Re: ISAM file location vs. read performance

Posted by John Vines <vi...@apache.org>.
So I'm not certain on our performance with short circuit reads, aside from
them being better.

But because of the way hdfs writes get distributed, a tablet server has a
strong probability of being a local read, so that is there. This is because
a tserver with ultimately end up major compacting it's files, ensuring
locality. So simply constantly ingesting will lead to eventual locality if
it wasn't there before. It just so happens those reads go through a
datanode, but not necessarily through the network.
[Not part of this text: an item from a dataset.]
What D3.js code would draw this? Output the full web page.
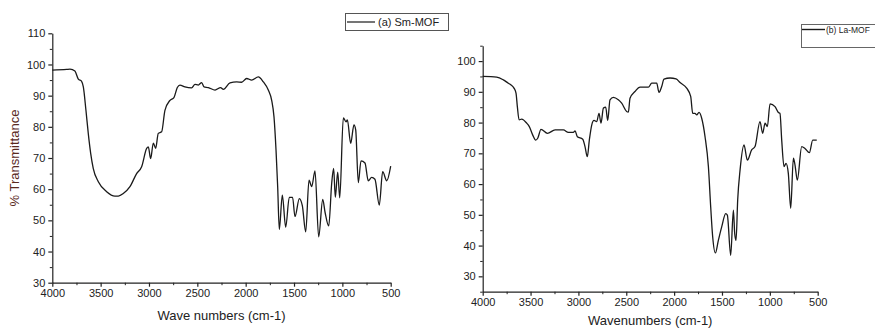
<!DOCTYPE html>
<html>
<head>
<meta charset="utf-8">
<script src="https://cdn.jsdelivr.net/npm/d3@7"></script>
<style>
  body { margin: 0; background: #fff; }
  svg { display: block; }
  .axis text { font-family: Arial, "Liberation Sans", sans-serif; fill: #222; }
  .axis path, .axis line { stroke: #222; }
</style>
</head>
<body>
<div id="chart"></div>
<script>
// (a) Sm-MOF spectrum
const smWave = [4000, 3852, 3817, 3766, 3731, 3697, 3679, 3652, 3628, 3603, 3576, 3524, 3438, 3352, 3317,
  3266, 3197, 3128, 3076, 3024, 3007, 2983, 2955, 2931, 2904, 2869, 2835, 2783, 2742, 2707, 2680,
  2628, 2559, 2524, 2490, 2455, 2431, 2386, 2317, 2259, 2231, 2162, 2093, 2042, 1990, 1938, 1869,
  1817, 1766, 1731, 1707, 1686, 1669, 1652, 1621, 1586, 1549, 1515, 1490, 1445, 1414, 1379, 1345,
  1317, 1283, 1245, 1203, 1179, 1141, 1110, 1090, 1073, 1048, 1027, 990, 962, 948, 914, 880, 862,
  835, 807, 766, 732, 697, 663, 618, 583, 541, 500];
const smT = [98.2, 98.4, 98.5, 97.9, 95.3, 94.6, 92.8, 85.3, 77.9, 71.5, 66.6, 62.4, 59.2, 57.8, 57.8,
  58.6, 60.8, 65.0, 67.2, 73.1, 73.6, 69.8, 74.8, 73.1, 77.9, 78.4, 85.3, 88.5, 89.4, 92.6, 93.4,
  92.8, 92.5, 93.6, 93.4, 94.2, 92.8, 92.6, 91.8, 92.6, 92.0, 94.1, 94.4, 94.3, 95.5, 95.0, 96.0,
  94.4, 91.8, 88.5, 83.2, 72.5, 60.8, 47.1, 58.1, 47.8, 57.4, 57.4, 51.2, 57.0, 54.7, 46.3, 62.9,
  60.8, 65.9, 44.7, 56.7, 52.6, 48.2, 62.0, 66.7, 57.4, 65.5, 57.2, 82.9, 81.6, 82.2, 74.7, 80.6, 79.0,
  62.1, 69.1, 68.4, 62.7, 63.8, 63.2, 54.9, 65.6, 62.7, 67.4];

// (b) La-MOF spectrum
const laWave = [4000, 3854, 3784, 3732, 3707, 3673, 3652, 3638, 3620, 3593, 3540, 3513, 3478, 3446, 3425,
  3391, 3324, 3244, 3157, 3105, 3053, 3035, 3011, 2955, 2931, 2907, 2886, 2861, 2837, 2809, 2785,
  2764, 2739, 2715, 2694, 2670, 2635, 2583, 2548, 2496, 2478, 2461, 2409, 2356, 2269, 2234, 2182,
  2158, 2130, 2106, 2043, 1980, 1938, 1869, 1827, 1806, 1782, 1764, 1740, 1712, 1677, 1642, 1618,
  1597, 1569, 1538, 1503, 1461, 1444, 1409, 1381, 1367, 1353, 1336, 1311, 1270, 1235, 1190, 1155,
  1103, 1075, 1050, 1026, 998, 946, 911, 894, 876, 852, 831, 807, 782, 754, 737, 713, 667, 633,
  587, 552, 510];
const laT = [95.0, 94.8, 93.9, 92.8, 92.3, 91.2, 89.6, 85.2, 80.9, 81.1, 79.8, 78.7, 76.0, 74.3, 74.9,
  77.8, 76.5, 77.6, 77.6, 76.8, 76.8, 77.3, 75.4, 74.6, 72.2, 68.9, 74.3, 79.2, 80.7, 80.3, 83.0,
  79.8, 84.7, 85.0, 80.7, 87.4, 88.2, 87.4, 86.3, 83.6, 83.4, 87.9, 90.1, 91.5, 91.5, 92.8, 92.8,
  89.8, 91.7, 94.1, 94.5, 94.2, 93.0, 91.2, 88.5, 83.0, 83.0, 82.5, 83.3, 81.4, 75.4, 65.7, 52.6,
  42.8, 37.6, 41.7, 46.1, 50.4, 49.9, 36.8, 51.5, 43.9, 41.7, 54.8, 64.6, 72.7, 67.8, 71.1, 72.2,
  80.3, 76.5, 79.8, 78.7, 86.1, 85.2, 83.3, 83.0, 74.3, 65.7, 66.7, 63.5, 52.1, 68.4, 66.2, 61.3,
  72.2, 71.6, 70.2, 74.3, 74.3];

const xTicks = [4000, 3500, 3000, 2500, 2000, 1500, 1000, 500];
const xMinor = [3750, 3250, 2750, 2250, 1750, 1250, 750];
const smYTicks = [30, 40, 50, 60, 70, 80, 90, 100, 110];
const smYMinor = [35, 45, 55, 65, 75, 85, 95, 105];
const laYTicks = [30, 40, 50, 60, 70, 80, 90, 100];
const laYMinor = [25, 35, 45, 55, 65, 75, 85, 95, 105];

const W = 875, H = 329;
const svg = d3.select("#chart").append("svg")
    .attr("width", W)
    .attr("height", H);

const font = 'Arial, "Liberation Sans", sans-serif';
const fmt = d3.format("d");

function panel(opts) {
    const x = d3.scaleLinear().domain([4000, 500]).range(opts.xr);
    const y = d3.scaleLinear().domain(opts.yd).range(opts.yr);
    const g = svg.append("g");

    // minor ticks first
    g.append("g")
     .attr("class", "axis")
     .attr("transform", `translate(0,${opts.yr[0]})`)
     .call(d3.axisBottom(x).tickValues(opts.xMinor).tickSize(2.5).tickFormat(""))
     .call(s => s.select(".domain").remove());
    g.append("g")
     .attr("class", "axis")
     .attr("transform", `translate(${opts.xr[0]},0)`)
     .call(d3.axisLeft(y).tickValues(opts.yMinor).tickSize(2.5).tickFormat(""))
     .call(s => s.select(".domain").remove());

    g.append("g")
     .attr("class", "axis")
     .attr("transform", `translate(0,${opts.yr[0]})`)
     .call(d3.axisBottom(x).tickValues(opts.xTicks).tickFormat(fmt).tickSize(4).tickPadding(3).tickSizeOuter(0))
     .call(s => s.selectAll("text").attr("font-size", 11).attr("font-family", font))
     .call(s => s.selectAll("line, path").attr("stroke-width", 1.2));

    g.append("g")
     .attr("class", "axis")
     .attr("transform", `translate(${opts.xr[0]},0)`)
     .call(d3.axisLeft(y).tickValues(opts.yTicks).tickFormat(fmt).tickSize(4).tickPadding(3).tickSizeOuter(0))
     .call(s => s.selectAll("text").attr("font-size", 11).attr("font-family", font))
     .call(s => s.selectAll("line, path").attr("stroke-width", 1.2));

    const line = d3.line()
        .x((d, i) => x(opts.wave[i]))
        .y(d => y(d))
        .curve(d3.curveMonotoneX);

    g.append("path")
     .datum(opts.vals)
     .attr("fill", "none")
     .attr("stroke", "#1a1a1a")
     .attr("stroke-width", 1.3)
     .attr("stroke-linejoin", "round")
     .attr("d", line);

    g.append("text")
     .attr("x", (opts.xr[0] + opts.xr[1]) / 2)
     .attr("y", opts.titleY)
     .attr("text-anchor", "middle")
     .attr("font-family", font)
     .attr("font-size", 13)
     .attr("fill", "#222")
     .text(opts.xTitle);
    return g;
}

panel({
    xr: [52.3, 390.7], yd: [30, 110], yr: [282.7, 33.3],
    xTicks: xTicks, xMinor: xMinor, yTicks: smYTicks, yMinor: smYMinor,
    wave: smWave, vals: smT, xTitle: "Wave numbers (cm-1)", titleY: 320
});

panel({
    xr: [482.7, 817.7], yd: [25, 105], yr: [291.7, 45.7],
    xTicks: xTicks, xMinor: xMinor, yTicks: laYTicks, yMinor: laYMinor,
    wave: laWave, vals: laT, xTitle: "Wavenumbers (cm-1)", titleY: 325
});

// y title on the left panel
svg.append("text")
   .attr("transform", "translate(19,158) rotate(-90)")
   .attr("text-anchor", "middle")
   .attr("font-family", font)
   .attr("font-size", 13)
   .attr("fill", "#5a2a1e")
   .text("% Transmittance");

// legend (a)
const legA = svg.append("g");
legA.append("rect")
    .attr("x", 345.5).attr("y", 13.5).attr("width", 103).attr("height", 17)
    .attr("fill", "#fff").attr("stroke", "#555").attr("stroke-width", 1);
legA.append("line")
    .attr("x1", 347).attr("x2", 375).attr("y1", 22).attr("y2", 22)
    .attr("stroke", "#1a1a1a").attr("stroke-width", 1.2);
legA.append("text")
    .attr("x", 378).attr("y", 26)
    .attr("font-family", font).attr("font-size", 11).attr("fill", "#222")
    .text("(a) Sm-MOF");

// legend (b)
const legB = svg.append("g");
legB.append("rect")
    .attr("x", 801.5).attr("y", 24.5).attr("width", 80).attr("height", 23)
    .attr("fill", "#fff").attr("stroke", "#666").attr("stroke-width", 1);
legB.append("line")
    .attr("x1", 802).attr("x2", 825).attr("y1", 29.5).attr("y2", 29.5)
    .attr("stroke", "#1a1a1a").attr("stroke-width", 1.4);
legB.append("text")
    .attr("x", 826).attr("y", 32.5)
    .attr("font-family", font).attr("font-size", 8.5).attr("fill", "#222")
    .text("(b) La-MOF");
</script>
</body>
</html>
Sent from my phone, please pardon the typos and brevity.
On Jan 12, 2014 12:29 PM, "Arshak Navruzyan" <ar...@gmail.com> wrote:

> One aspect of Accumulo architecture is still unclear to me.  Would you
> achieve better scan performance if you could guarantee that the tablet and
> its ISAM file lived on the same node?  Guessing ISAM files are not
> splittable so they pretty much stay on one HDFS data node (plus the replica
> copy). Or is the theory that SATA and a 10GBps network provide more or less
> the same throughput?
>
> I generally understand that as the table grows and Accumulo creates more
> splits (tablets) you get better distribution over the cluster but seems
> like data location would still be important.   HBase folks seem to think
> that you can approx. double your throughput if let the region server
> directly read the file (dfs.client.read.shortcircuit=true) as opposed to
> going through the data node. (
> http://files.meetup.com/1350427/hug_ebay_jdcryans.pdf).  Perhaps this is
> due more to HDFS overhead?
>
> I do get that one really nice thing about Accumulo's architecture is that
> it costs almost nothing to reassign tablet to a different tserver and this
> is a huge problem for other systems.